Senza entrare troppo nello specifico, né fare gli esempi più eclatanti, possiamo accettare la stima che un anno di terapia farmacologica antitumorale costi oggi circa 100mila euro. È un costo certamente elevato, ma molti potrebbero pensare che sia accettabile per combattere contro malattie così temibili.

Se però si guarda al rapporto tra costi e benefici, il quadro si fa più fosco. Considerando 71 farmaci commercializzati negli Stati Uniti tra il 2002 e il 2014, si è stimato che in media siano stati in grado di prolungare la vita dei pazienti con tumori solidi (come quelli del polmone o della mammella) di circa due mesi. Usando un criterio molto diffuso per questo genere di valutazioni, il Qaly (anno di vita ponderato per la qualità) si è anche valutato che i nuovi anticorpi monoclonali impiegati per la cura dei tumori possono costare tra i 400mila e i 900mila euro per ogni Qaly guadagnato. Sono cifre insostenibili per qualunque sistema sanitario.

Il messaggio non vuole essere, almeno in questo contesto, che è necessario ripensare al trattamento dei tumori in fase avanzata, ma invece che, a risorse limitate, la scelta di investire in uno specifico settore della medicina significa inevitabilmente disinvestire da un altro. Non è solo una questione di capacità organizzativa e di prospettiva politica dunque, se i posti letto negli ospedali sono insufficienti, se gli stipendi dei medici e degli infermieri sono tra i più bassi in Europa, se il livello dell’assistenza territoriale è gravemente inadeguato.
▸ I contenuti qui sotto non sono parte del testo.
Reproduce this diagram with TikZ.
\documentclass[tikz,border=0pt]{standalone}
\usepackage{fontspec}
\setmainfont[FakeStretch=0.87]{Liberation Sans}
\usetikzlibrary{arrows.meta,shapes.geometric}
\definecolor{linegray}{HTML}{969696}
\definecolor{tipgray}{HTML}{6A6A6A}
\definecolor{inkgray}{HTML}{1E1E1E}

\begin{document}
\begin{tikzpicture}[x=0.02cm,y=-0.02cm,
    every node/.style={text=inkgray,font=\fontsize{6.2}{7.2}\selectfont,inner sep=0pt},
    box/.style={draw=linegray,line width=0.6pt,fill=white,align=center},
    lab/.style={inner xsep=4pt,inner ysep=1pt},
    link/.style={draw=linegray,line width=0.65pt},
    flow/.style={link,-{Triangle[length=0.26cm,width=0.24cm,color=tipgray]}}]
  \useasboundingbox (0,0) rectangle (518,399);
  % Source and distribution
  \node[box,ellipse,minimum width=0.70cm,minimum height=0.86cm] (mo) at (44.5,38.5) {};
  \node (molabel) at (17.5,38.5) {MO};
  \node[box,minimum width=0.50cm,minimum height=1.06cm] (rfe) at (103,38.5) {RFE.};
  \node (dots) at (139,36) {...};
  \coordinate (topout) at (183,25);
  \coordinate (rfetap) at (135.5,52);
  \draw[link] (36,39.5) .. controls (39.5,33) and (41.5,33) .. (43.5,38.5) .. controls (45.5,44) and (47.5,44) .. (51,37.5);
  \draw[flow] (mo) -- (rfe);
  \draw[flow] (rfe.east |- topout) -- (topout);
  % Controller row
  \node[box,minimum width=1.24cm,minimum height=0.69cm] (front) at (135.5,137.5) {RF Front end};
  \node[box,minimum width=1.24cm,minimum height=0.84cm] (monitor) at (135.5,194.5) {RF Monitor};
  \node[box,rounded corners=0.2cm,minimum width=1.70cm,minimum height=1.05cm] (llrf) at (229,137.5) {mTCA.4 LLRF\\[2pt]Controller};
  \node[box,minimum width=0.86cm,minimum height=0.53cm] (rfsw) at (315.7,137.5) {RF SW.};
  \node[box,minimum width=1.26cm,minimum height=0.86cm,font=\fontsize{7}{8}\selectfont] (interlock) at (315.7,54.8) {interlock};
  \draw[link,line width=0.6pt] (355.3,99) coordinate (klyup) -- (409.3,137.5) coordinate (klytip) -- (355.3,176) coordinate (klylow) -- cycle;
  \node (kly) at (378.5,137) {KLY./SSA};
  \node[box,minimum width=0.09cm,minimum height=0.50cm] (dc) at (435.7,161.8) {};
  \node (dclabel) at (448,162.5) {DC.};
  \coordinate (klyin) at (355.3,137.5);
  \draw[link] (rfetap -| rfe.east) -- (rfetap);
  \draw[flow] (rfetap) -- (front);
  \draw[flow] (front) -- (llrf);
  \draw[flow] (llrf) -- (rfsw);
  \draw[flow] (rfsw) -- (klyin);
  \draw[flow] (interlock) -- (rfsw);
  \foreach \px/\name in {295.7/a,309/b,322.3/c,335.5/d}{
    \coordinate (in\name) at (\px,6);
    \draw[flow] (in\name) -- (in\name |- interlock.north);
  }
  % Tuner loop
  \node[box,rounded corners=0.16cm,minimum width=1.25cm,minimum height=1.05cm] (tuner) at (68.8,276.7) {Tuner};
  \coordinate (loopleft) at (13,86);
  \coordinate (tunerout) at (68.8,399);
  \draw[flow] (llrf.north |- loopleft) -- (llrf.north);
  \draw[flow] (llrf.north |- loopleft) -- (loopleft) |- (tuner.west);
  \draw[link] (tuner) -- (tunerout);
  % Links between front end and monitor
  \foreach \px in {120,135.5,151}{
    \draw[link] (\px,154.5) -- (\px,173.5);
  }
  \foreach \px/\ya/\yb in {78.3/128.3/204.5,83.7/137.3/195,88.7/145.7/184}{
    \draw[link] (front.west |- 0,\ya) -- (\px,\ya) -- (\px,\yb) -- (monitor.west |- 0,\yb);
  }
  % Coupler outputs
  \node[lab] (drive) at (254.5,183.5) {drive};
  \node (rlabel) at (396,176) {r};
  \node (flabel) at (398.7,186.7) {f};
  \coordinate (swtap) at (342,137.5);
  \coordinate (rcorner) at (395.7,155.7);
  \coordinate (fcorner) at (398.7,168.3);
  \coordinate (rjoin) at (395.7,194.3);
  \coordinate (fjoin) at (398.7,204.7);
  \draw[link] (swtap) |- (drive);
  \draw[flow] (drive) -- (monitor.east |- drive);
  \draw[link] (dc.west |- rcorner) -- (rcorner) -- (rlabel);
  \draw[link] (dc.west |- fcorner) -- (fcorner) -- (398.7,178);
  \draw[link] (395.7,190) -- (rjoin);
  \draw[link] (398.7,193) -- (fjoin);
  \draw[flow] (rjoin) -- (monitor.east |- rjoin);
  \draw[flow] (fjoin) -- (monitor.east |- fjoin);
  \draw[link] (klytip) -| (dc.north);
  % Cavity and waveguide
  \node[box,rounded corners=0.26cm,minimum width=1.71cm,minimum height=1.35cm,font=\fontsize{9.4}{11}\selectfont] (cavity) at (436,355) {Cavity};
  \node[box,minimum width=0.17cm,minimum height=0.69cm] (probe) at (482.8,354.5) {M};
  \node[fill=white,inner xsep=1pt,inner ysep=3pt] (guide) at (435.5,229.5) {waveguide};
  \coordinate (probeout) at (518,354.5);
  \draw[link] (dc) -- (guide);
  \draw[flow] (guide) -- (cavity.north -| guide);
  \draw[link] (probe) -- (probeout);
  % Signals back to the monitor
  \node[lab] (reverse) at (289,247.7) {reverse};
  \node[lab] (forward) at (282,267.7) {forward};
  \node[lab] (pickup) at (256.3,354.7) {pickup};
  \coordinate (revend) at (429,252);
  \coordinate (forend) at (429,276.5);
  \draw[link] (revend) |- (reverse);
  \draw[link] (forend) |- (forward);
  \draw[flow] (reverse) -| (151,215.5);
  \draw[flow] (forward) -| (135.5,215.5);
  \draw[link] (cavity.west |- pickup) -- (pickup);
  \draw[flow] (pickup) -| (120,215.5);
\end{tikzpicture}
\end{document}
La mancanza di risorse economiche che hanno costretto a queste scelte dipende anche (non solo) da una cultura, diffusa tra i cittadini come tra i medici e i politici, che vede l’alta specializzazione e l’impiego di tecnologie avanzate come una frontiera da difendere anche a scapito del buon funzionamento della medicina di base, nelle sue articolazioni territoriali e ospedaliere. Non è detto che non si possa cercare di salvare capra e cavoli, ma questo richiederà di fare scelte estremamente oculate e spesso controverse per quello che riguarda l’allocazione delle risorse.

Da domani ricominceremo a denunciare, giustamente, i ritardi e le inefficienze del nostro Servizio sanitario nazionale. Se però vogliamo spingere lo sguardo un po’ più in là, non possiamo fare a meno di confrontarci con i grandi interrogativi che una medicina sempre più tecnologica e sempre più costosa ci pone. Se si faranno le scelte sbagliate scivoleremo, ancora più di quanto già non sia, verso una medicina a due livelli: l’eccellenza per i più ricchi, una stagnante mediocrità per tutti gli altri.